A word, please, about Mad Men

*For the  people who have not yet hopped on the Mad Men train but are contemplating it and to those who are behind on episodes:  Do not worry.  There is not a semblance of a spoiler anywhere in this post.  I promise.

As you may know, I’m rather obsessed with the AMC show Mad Men.  The writing is fantastic, the characters are multi-dimensional and real and complex, and the set design and clothing is DREAMY.  It is to this latter issue that I want to issue a soapbox-y statement.

Look:  I know the aesthetic vibe of this show is nothing short of fabulous.  I realize we all want to go out and buy retro yellow lamps and sleek charcoal grey couches.   I am aware how those crisp black and white graphics make our hearts flutter in the way they combine casual and brilliant elegance with a truly memorable punch.   I know, ladies, that the dresses are so unbelievable that you may have contemplated taking up sewing to make yourself one, and that you, like me, might be willing to chop off an appendage for Joan’s whistle necklace thing that is perfect, perfect, perfect with every dress she wears.  I know, men, that you admire the dapper suits and the way those men exude such dapper-y dapper-ness in the suits as they strut around the office.  I know many of us feel deflated when we walk down the street and see people schlepping around in t-shirts and ill-fitting jeans rather than looking tailored and fabulous and we bemoan that hardly any of us have to dress up anymore for, well, anything.  (The Journey guys have felt this so strongly that they have begun creating opportunities to “suit it up” as they are calling it.  One day they did this at work.  Their very casual, jeans-every-day work.  Just in search of the dapper-y feeling.)   I have absolutely zero problem with any of this.  In fact, I say, bring it on.  I will not tire of the 1960’s fashion and design influences for the foreseeable future.  And Lord knows as a society we could all stand to take it up a notch fashion-wise.

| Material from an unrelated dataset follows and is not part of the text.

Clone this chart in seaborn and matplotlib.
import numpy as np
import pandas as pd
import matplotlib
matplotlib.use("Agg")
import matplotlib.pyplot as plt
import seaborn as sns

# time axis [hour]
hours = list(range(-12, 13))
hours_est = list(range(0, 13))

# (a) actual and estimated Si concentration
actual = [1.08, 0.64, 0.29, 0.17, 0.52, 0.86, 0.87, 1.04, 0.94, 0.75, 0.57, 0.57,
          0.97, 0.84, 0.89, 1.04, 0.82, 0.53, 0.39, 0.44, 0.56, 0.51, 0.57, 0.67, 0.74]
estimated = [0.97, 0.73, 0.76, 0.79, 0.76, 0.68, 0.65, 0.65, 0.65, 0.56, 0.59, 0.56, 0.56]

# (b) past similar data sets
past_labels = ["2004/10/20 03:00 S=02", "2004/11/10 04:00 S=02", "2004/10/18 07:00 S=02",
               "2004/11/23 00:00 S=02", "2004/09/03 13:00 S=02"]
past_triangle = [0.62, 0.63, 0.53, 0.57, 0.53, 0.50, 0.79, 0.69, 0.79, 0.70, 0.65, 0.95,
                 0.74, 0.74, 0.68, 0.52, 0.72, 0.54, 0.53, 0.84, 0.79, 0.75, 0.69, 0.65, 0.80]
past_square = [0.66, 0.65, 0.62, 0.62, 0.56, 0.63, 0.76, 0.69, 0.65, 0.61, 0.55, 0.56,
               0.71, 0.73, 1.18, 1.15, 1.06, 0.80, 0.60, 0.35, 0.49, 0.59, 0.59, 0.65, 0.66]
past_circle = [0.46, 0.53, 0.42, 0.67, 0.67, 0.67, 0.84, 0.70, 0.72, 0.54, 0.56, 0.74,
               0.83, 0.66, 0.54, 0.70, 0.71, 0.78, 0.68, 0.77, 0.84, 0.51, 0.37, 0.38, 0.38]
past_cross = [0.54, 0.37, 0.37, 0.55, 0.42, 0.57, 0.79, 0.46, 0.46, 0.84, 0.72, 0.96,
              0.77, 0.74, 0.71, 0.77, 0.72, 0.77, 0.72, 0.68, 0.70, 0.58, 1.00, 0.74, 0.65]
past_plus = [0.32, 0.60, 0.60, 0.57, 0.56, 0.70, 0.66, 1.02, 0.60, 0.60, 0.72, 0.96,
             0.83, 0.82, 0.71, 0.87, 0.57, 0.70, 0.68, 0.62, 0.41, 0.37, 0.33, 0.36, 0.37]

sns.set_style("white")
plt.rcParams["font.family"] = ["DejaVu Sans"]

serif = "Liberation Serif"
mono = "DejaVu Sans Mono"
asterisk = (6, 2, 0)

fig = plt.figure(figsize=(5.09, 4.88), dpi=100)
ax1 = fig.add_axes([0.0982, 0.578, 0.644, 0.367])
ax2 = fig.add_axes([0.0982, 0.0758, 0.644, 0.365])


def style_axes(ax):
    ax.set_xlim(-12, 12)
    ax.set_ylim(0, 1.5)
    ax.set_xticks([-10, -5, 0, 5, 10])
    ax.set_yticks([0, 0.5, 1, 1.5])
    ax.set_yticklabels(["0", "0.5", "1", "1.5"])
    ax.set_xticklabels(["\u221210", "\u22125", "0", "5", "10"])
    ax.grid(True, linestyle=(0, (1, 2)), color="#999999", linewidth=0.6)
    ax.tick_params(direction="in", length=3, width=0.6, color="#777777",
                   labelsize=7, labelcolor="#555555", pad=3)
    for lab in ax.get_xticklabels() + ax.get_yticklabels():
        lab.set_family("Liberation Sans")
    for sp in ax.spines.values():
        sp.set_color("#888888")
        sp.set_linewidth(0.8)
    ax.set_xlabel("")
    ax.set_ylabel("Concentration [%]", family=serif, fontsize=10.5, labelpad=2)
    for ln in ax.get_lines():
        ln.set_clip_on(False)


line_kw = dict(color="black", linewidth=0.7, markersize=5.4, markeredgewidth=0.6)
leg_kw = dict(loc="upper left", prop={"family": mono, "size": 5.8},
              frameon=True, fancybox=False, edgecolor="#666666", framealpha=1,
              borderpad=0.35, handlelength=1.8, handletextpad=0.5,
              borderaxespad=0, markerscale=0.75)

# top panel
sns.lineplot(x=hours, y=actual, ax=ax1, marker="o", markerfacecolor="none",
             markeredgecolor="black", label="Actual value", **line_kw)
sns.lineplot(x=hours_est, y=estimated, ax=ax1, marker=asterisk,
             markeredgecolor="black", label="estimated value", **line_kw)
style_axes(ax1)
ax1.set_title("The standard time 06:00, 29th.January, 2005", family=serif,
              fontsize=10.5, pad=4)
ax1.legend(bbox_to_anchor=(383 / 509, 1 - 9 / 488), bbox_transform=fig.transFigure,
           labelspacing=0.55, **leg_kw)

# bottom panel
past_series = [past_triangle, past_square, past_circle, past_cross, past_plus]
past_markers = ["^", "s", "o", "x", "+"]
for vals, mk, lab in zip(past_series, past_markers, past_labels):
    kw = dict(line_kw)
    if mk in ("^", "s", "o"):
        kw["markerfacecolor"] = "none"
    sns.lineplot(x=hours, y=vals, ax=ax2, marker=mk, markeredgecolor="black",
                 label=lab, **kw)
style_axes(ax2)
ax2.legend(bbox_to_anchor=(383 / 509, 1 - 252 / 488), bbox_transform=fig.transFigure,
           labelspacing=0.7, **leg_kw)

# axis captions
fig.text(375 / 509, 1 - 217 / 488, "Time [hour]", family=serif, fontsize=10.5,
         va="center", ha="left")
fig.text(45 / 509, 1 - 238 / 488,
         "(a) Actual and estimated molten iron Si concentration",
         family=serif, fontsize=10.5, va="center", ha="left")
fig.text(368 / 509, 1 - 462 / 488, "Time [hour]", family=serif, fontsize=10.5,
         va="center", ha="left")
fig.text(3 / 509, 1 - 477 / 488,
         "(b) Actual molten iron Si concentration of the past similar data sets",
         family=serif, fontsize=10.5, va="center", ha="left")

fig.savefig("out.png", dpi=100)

HOWEVER:  It would be a tragedy to the brilliance of the show if we did not remind ourselves regularly that the show is not about fashion or design.  Its intention is not to glamorize the 60’s and describe all the ways it was cooler than the 2010s.  (It should only take suffering through one scene in which blatantly racist and/or sexist comments are made to make us thank our lucky stars we’ve come so far.)  So let’s remind ourselves, please:  The entire show revolves around a character who is trapped in despair.  I mean, the opening credits have him FALLING THROUGH THE AIR.  I realize we are blinded by the dizzyingly pretty graphic posters on the sides of the buildings and the whole shebang in general that it is possible not to have noticed this very important fact, but  it is a Very  Important  Fact:  Don Draper is in free fall.  Out of control.  Inside the world of New York advertising in the 1960s.  As is much of the world around him.  As are much of the people around him.  He is a man falling from a skyscraper, people.

I say all of this because I keep hearing inklings that suggest people might be missing the point of the show.  For example, a week or so ago I overheard two people talking about the show, and how much they love it, and one of them said, “I know, it’s so fun!”

Fun?

Ok, honey, no.  Seeing the dresses is fun.  Being Betty Draper/Roger Sterling/Joan/Don Draper/pick-a-secretary is NOT fun.  It is a MESS.  The show is amazing because Matthew Weiner knows how to expose the truth of the mess and the reality of the mess and the complexity of the mess better than every other writer currently working in television.   SO DON’T MISS THE MESS.

That is all.

3 Comments

  1. Dear Reinhold Niebuhr,

    I did not know that you were now writing posts for Danielle…nor that you cared about fashion.

  2. people that miss the point of this show and think it is fun are borderline _______ insert politically incorrect word they would used during the time period of the show.

  3. Agreed. Aren’t you worried that there seem to be a frightening number of people who think this is a cooler version of Melrose Place? Maybe I need to switch coffeehouses/hangouts/people-upon-whom-I-eavesdrop.